By a margin of 93% to 7% listeners, aged from 18 to 80, voted in favour of capital punishment for some crimes.

So how can the Howards and Bracks of this world say they are representing the electorate and speaking for you?

It reminded me of a poll on the HINCH current affairs programme on TV back in the 1980s and I think we had a figure of 130,000 in favour of the return of the death penalty and only 4000 against. The reaction was so emotional and so spontaneous that it blew up the Telstra switchboard at Epping in Sydney.

I have said before: Don’t tell me the arguments against the death penalty. I used them myself for about twenty-five years. I was implacably opposed.

Then I started thinking. Why should Martin Bryant be still breathing? Julian Knight? The killers of nurse Anita Cobby who gang raped her and then cut her throat. The way one of them once sodomised and killed a sheep.

I don’t believe that the death penalty is a deterrent. Killers will kill. Crimes of passion will not be avoided. But dead killers don’t kill again.

I am also cognisant of the dangers of an innocent person being wrongly, disgracefully, put to death. The Evans-Christie case at 10 Rillington Place in England has been burned in my psyche for decades.

But you could have safeguards. There should be a final court of review made up of three High Court judges.
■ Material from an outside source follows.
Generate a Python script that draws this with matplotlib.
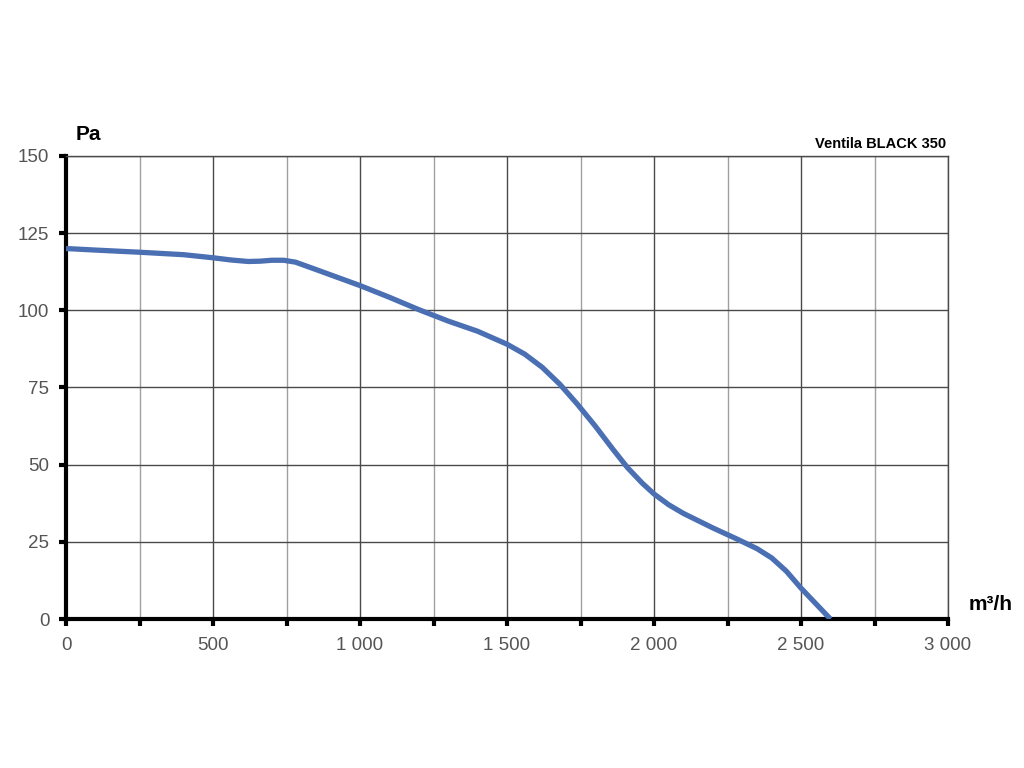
import matplotlib
matplotlib.use('Agg')
import matplotlib.pyplot as plt
from matplotlib.ticker import MultipleLocator, FuncFormatter

plt.rcParams['font.family'] = ['Liberation Sans', 'DejaVu Sans']

# airflow (m3/h) vs static pressure (Pa)
flow = [0, 100, 250, 400, 500, 560, 620, 660, 700, 740, 780, 850, 1000, 1100, 1200,
        1300, 1400, 1500, 1560, 1620, 1680, 1740, 1800, 1860, 1910, 1960, 2000,
        2050, 2100, 2200, 2280, 2350, 2400, 2450, 2500, 2550, 2600]
pressure = [120, 119.5, 118.8, 118, 117, 116.3, 115.8, 115.9, 116.2, 116.2, 115.6, 113.2,
            108, 104.2, 100.2, 96.5, 93.2, 89, 85.8, 81.5, 76, 69.5, 62.5, 55,
            49, 44, 40.5, 37, 34.2, 29.5, 26, 22.8, 19.8, 15.5, 10, 5, 0]

fig = plt.figure(figsize=(10.24, 7.68), dpi=100)
ax = fig.add_axes([0.0645, 0.194, 0.8613, 0.603])

ax.set_xlim(0, 3000)
ax.set_ylim(0, 150)
ax.xaxis.set_major_locator(MultipleLocator(500))
ax.xaxis.set_minor_locator(MultipleLocator(250))
ax.yaxis.set_major_locator(MultipleLocator(25))
ax.xaxis.set_major_formatter(FuncFormatter(lambda v, p: f'{int(v):,}'.replace(',', ' ')))

ax.grid(True, which='major', color='#4a4a4a', linewidth=1.0)
ax.grid(True, which='minor', axis='x', color='#a0a0a0', linewidth=1.0)
ax.set_axisbelow(True)

for side in ['top', 'right']:
    ax.spines[side].set_color('#4a4a4a')
    ax.spines[side].set_linewidth(1.0)
for side in ['left', 'bottom']:
    ax.spines[side].set_color('black')
    ax.spines[side].set_linewidth(3)

ax.tick_params(axis='both', which='both', colors='black', width=3, length=5,
               labelcolor='#555555', labelsize=13.5)
ax.tick_params(axis='x', which='both', pad=8)
ax.tick_params(axis='y', which='both', pad=7)

ax.plot(flow, pressure, color='#4a6fb3', linewidth=3.8, solid_capstyle='butt',
        solid_joinstyle='round', zorder=3)

fig.text(0.086, 0.825, 'Pa', fontsize=15, fontweight='bold', ha='center', va='center')
fig.text(0.967, 0.213, 'm³/h', fontsize=15, fontweight='bold', ha='center', va='center')
fig.text(0.924, 0.813, 'Ventila BLACK 350', fontsize=10.5, fontweight='bold',
         ha='right', va='center')

fig.savefig('out.png', dpi=100)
They should not find on the grounds of “ reasonable doubt”. They should only decree the death penalty when there was no doubt.

Martin Bryant was physically caught at the end of his carnage leaving the burning house of two of his victims.

Julian Knight re-enacted his slaughter for police. To be brutally honest their guilt was far more explicit and proven than Amrozi’s in Bali.

In my mind these people have lost the right to live in this society.

I hope I am not a barbarian. I argue against callers who want to castrate rapists and tear killers limb from limb in a gladiatorial atmosphere.

I find Middle Eastern practices of people being stoned to death, or being decapitated in a public square, repugnant.

But death by lethal injection for a person who has murdered a couple of policemen doing their job, or a monster who has abducted raped and murdered a little girl, is fine by me.

Which brings me back to the big picture and our state and federal politicians.

I believe that any radio or newspaper poll will show that an overwhelming majority of Australians support the death penalty for certain crimes. As mine did with more than 90% in favour.

I believe that more than 70% of Australians support the compassionate idea of voluntary euthanasia. The Northern Territory Government brought it in. The Howard Government vetoed it.

By what right?

I increasingly wonder if, in their coddled, insulated, Canberra ivory tower, these people realise what is going on in the real world.

When you have a 24-hour radio poll that produces a figure of 93% for and only 7% against you have to wonder.